EXERCISE DESCRIPTION
Only the lines from the start of the data through the line containing "from bokeh.resources import INLINE" should be written out, exactly as they are, with both ends included and the pictures left out.

——————

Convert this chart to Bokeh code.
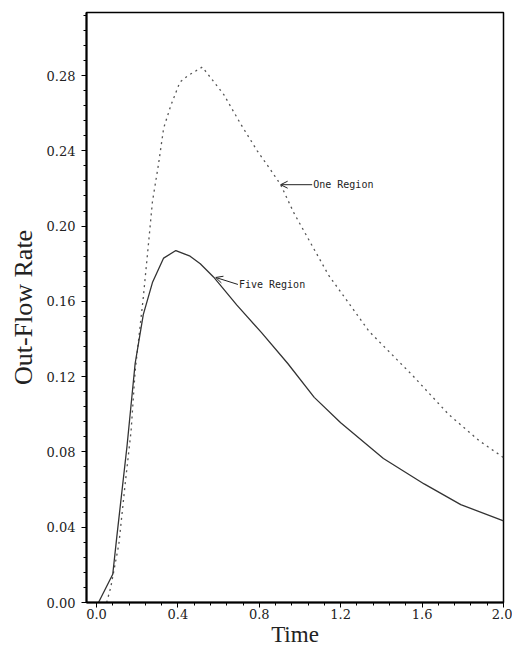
from bokeh.plotting import figure
from bokeh.models import (Range1d, FixedTicker, Arrow, OpenHead, ColumnDataSource)
from bokeh.core.properties import value
from bokeh.embed import file_html
from bokeh.resources import INLINE

# ---- data ----
t_five = [0.01, 0.08, 0.10, 0.15, 0.19, 0.23, 0.275, 0.33, 0.39, 0.46, 0.51, 0.575,
          0.69, 0.81, 0.94, 1.07, 1.20, 1.41, 1.61, 1.79, 2.00]
five_region = [0.0, 0.015, 0.035, 0.083, 0.127, 0.153, 0.170, 0.183, 0.187, 0.184,
               0.180, 0.173, 0.158, 0.1435, 0.127, 0.109, 0.0955, 0.0765, 0.063, 0.052, 0.0434]

t_one = [0.05, 0.07, 0.11, 0.14, 0.17, 0.19, 0.23, 0.255, 0.275, 0.305, 0.33, 0.365,
         0.41, 0.45, 0.52, 0.625, 0.71, 0.79, 0.855, 0.905, 0.97, 1.14, 1.34, 1.55,
         1.73, 1.88, 2.00]
one_region = [0.0, 0.008, 0.031, 0.062, 0.091, 0.123, 0.162, 0.190, 0.213, 0.233, 0.252,
              0.264, 0.2765, 0.280, 0.2845, 0.270, 0.254, 0.240, 0.230, 0.222, 0.207,
              0.174, 0.144, 0.121, 0.100, 0.086, 0.077]

x_ticks = [0.0, 0.4, 0.8, 1.2, 1.6, 2.0]
x_tick_labels = ["0.0", "0.4", "0.8", "1.2", "1.6", "2.0"]
y_ticks = [0.00, 0.04, 0.08, 0.12, 0.16, 0.20, 0.24, 0.28]
y_tick_labels = ["0.00", "0.04", "0.08", "0.12", "0.16", "0.20", "0.24", "0.28"]

# annotation anchors (data coords)
one_label = {"tip": (0.905, 0.222), "tail": (1.06, 0.222), "text": "One Region"}
five_label = {"tip": (0.586, 0.1727), "tail": (0.695, 0.169), "text": "Five Region"}

p = figure(width=512, height=650, output_backend="svg", toolbar_location=None,
           x_range=Range1d(-0.049, 2.0), y_range=Range1d(0.0, 0.3135),
           min_border_left=86, min_border_right=9, min_border_top=12, min_border_bottom=48)

p.background_fill_color = "white"
p.border_fill_color = "white"
p.outline_line_color = "black"
p.outline_line_width = 1.5
p.xgrid.visible = False
p.ygrid.visible = False

minor_x = [round(i * 0.08, 2) for i in range(0, 26)]
minor_y = [round(i * 0.008, 3) for i in range(0, 40)]
p.xaxis.ticker = FixedTicker(ticks=x_ticks, minor_ticks=minor_x)
p.yaxis.ticker = FixedTicker(ticks=y_ticks, minor_ticks=minor_y)
p.xaxis.major_label_overrides = dict(zip(x_ticks, x_tick_labels))
p.yaxis.major_label_overrides = dict(zip(y_ticks, y_tick_labels))

for ax in (p.xaxis[0], p.yaxis[0]):
    ax.axis_line_width = 2
    ax.axis_line_color = "black"
    ax.major_tick_in = 0
    ax.major_tick_out = 5
    ax.minor_tick_in = 0
    ax.minor_tick_out = 3
    ax.major_tick_line_color = "black"
    ax.minor_tick_line_color = "black"
    ax.major_label_text_font = "DejaVu Serif"
    ax.major_label_text_font_size = "13px"
    ax.major_label_text_color = "#222"
    ax.axis_label_text_font = "Liberation Serif"
    ax.axis_label_text_font_style = "normal"
    ax.axis_label_text_color = "#222"

p.xaxis.axis_label = "Time"
p.xaxis.axis_label_text_font_size = "23px"
p.xaxis.major_label_standoff = 1
p.xaxis.axis_label_standoff = 0
p.yaxis.axis_label = "Out-Flow Rate"
p.yaxis.axis_label_text_font_size = "26px"
p.yaxis.major_label_standoff = 6
p.yaxis.axis_label_standoff = 6

p.line(t_one, one_region, line_color="#555555", line_width=1.3, line_dash="2 4")
p.line(t_five, five_region, line_color="#333333", line_width=1.3)

for lab in (one_label, five_label):
    p.add_layout(Arrow(end=OpenHead(size=7, line_width=1, line_color="#222"),
                       x_start=lab["tail"][0], y_start=lab["tail"][1],
                       x_end=lab["tip"][0], y_end=lab["tip"][1],
                       line_color="#222", line_width=1))
src = ColumnDataSource(dict(x=[one_label["tail"][0] + 0.005, five_label["tail"][0] + 0.005],
                            y=[one_label["tail"][1], five_label["tail"][1]],
                            t=[one_label["text"], five_label["text"]]))
p.text(x="x", y="y", text="t", source=src, text_font=value("DejaVu Sans Mono"),
       text_font_size="10px", text_baseline="middle", text_align="left", text_color="#222")

open("out.html", "w").write(file_html(p, INLINE))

——————

RESPONSE BELOW
Convert this chart to Bokeh code.
from bokeh.plotting import figure
from bokeh.models import (Range1d, FixedTicker, Arrow, OpenHead, ColumnDataSource)
from bokeh.core.properties import value
from bokeh.embed import file_html
from bokeh.resources import INLINE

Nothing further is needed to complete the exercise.